As tricky as a recipe! Perhaps, that's why M&S got mixed up and kept accounting for VAT, for over two decades. Then, in September 1994, M&S admitted that it had been wrong. Teacakes were actually cakes and should have been zero-rated, said the company. It, therefore, claimed "repayment of all the VAT for which they had wrongly accounted over the years, totalling £3.5 million."

What did the taxman say? `Unjust enrichment'. Not a comment about the nutritional value of teacakes but the characteristic `passing on defence'. Accordingly, the taxman argued that the customers would already have paid the original VAT.

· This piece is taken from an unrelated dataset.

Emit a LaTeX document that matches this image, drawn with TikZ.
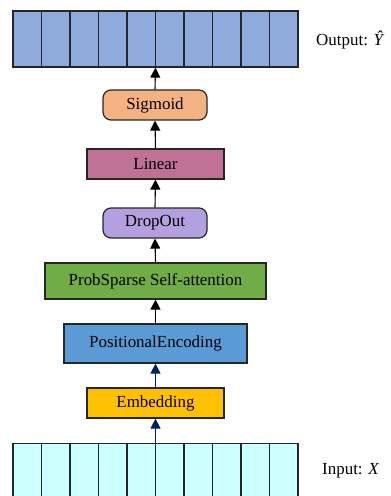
\documentclass[tikz,border=0pt]{standalone}
\usepackage{fontspec}
\setmainfont{Liberation Serif}
\usetikzlibrary{arrows.meta}
\definecolor{outc}{RGB}{143,170,220}
\definecolor{inc}{RGB}{204,255,255}
\definecolor{sigc}{RGB}{244,177,131}
\definecolor{linc}{RGB}{192,114,150}
\definecolor{dropc}{RGB}{180,160,222}
\definecolor{probc}{RGB}{112,173,71}
\definecolor{posc}{RGB}{91,155,213}
\definecolor{embc}{RGB}{255,192,0}
\definecolor{navy}{RGB}{0,32,96}
\tikzset{
  blk/.style={draw=black!85, line width=1.2pt, inner sep=0pt, font=\fontsize{17}{20}\selectfont},
  rbox/.style={blk, rounded corners=8bp},
  arr/.style={line width=1.1pt, -{Triangle[width=10bp,length=10bp]}},
  arrb/.style={arr, draw=navy, fill=navy},
  lbl/.style={anchor=west, inner sep=0pt, font=\fontsize{17}{20}\selectfont},
}
\begin{document}
\begin{tikzpicture}[x=1bp,y=-1bp]
\useasboundingbox (0,0) rectangle (390,496);
\clip (0,0) rectangle (390,496);
% output array
\node[blk, fill=outc, minimum width=285bp, minimum height=56bp] (out) at (155.5,39) {};
\foreach \i in {1,...,9} \draw[line width=1.2pt, black!85] (13+28.5*\i,11) -- (13+28.5*\i,67);
% input array
\node[blk, fill=inc, minimum width=285bp, minimum height=80bp, anchor=north] (in) at (155.5,443) {};
\foreach \i in {1,...,9} \draw[line width=1.2pt, black!85] (13+28.5*\i,443) -- (13+28.5*\i,523);
% blocks
\node[rbox, fill=sigc, minimum width=104bp, minimum height=30bp] (sig) at (155,105) {Sigmoid};
\node[blk, fill=linc, minimum width=137bp, minimum height=30bp] (lin) at (155.5,164) {Linear};
\node[rbox, fill=dropc, minimum width=104bp, minimum height=30bp] (drop) at (155,223) {DropOut};
\node[blk, fill=probc, minimum width=221bp, minimum height=36bp] (prob) at (155.5,281) {ProbSparse Self-attention};
\node[blk, fill=posc, minimum width=183bp, minimum height=39bp] (pos) at (155.5,343.5) {PositionalEncoding};
\node[blk, fill=embc, minimum width=137bp, minimum height=30bp] (emb) at (155.5,403) {Embedding};
% labels
\node[lbl] (olbl) at (316,40) {Output: \textit{\^{Y}}};
\node[lbl] (ilbl) at (322,471) {Input: \textit{X}};
% arrows
\draw[arrb] (in.north) -- (emb.south);
\draw[arrb] (emb.north) -- (pos.south);
\draw[arr] (pos.north) -- (prob.south);
\draw[arr] (prob.north) -- (drop.south);
\draw[arr] (drop.north) -- (lin.south);
\draw[arr] (lin.north) -- (sig.south);
\draw[arr] (sig.north) -- (out.south);
\end{tikzpicture}
\end{document}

"They said that M&S had passed on 90 per cent of the VAT to their customers. After hearing expert evidence about the market for teacakes, the VAT Tribunal accepted this submission and held that M&S were entitled to only 10 per cent of their claim."

Over the years, the teacake litigation has taken M&S and the taxman through the Court of Appeal and the European Court of Justice too.

The latest decision of the House of Lords considers the interaction of UK VAT and EU law and seeks answers to questions such as: "Did community law require or permit the remedy granted by the national court to depend on proof of financial loss, and on the absence of unjust enrichment?"

A storm that doesn't promise to die down soon. For, as Pandarus philosophises in Troilus and Cressida, "He that will have a cake out of the wheat must needs tarry the grinding."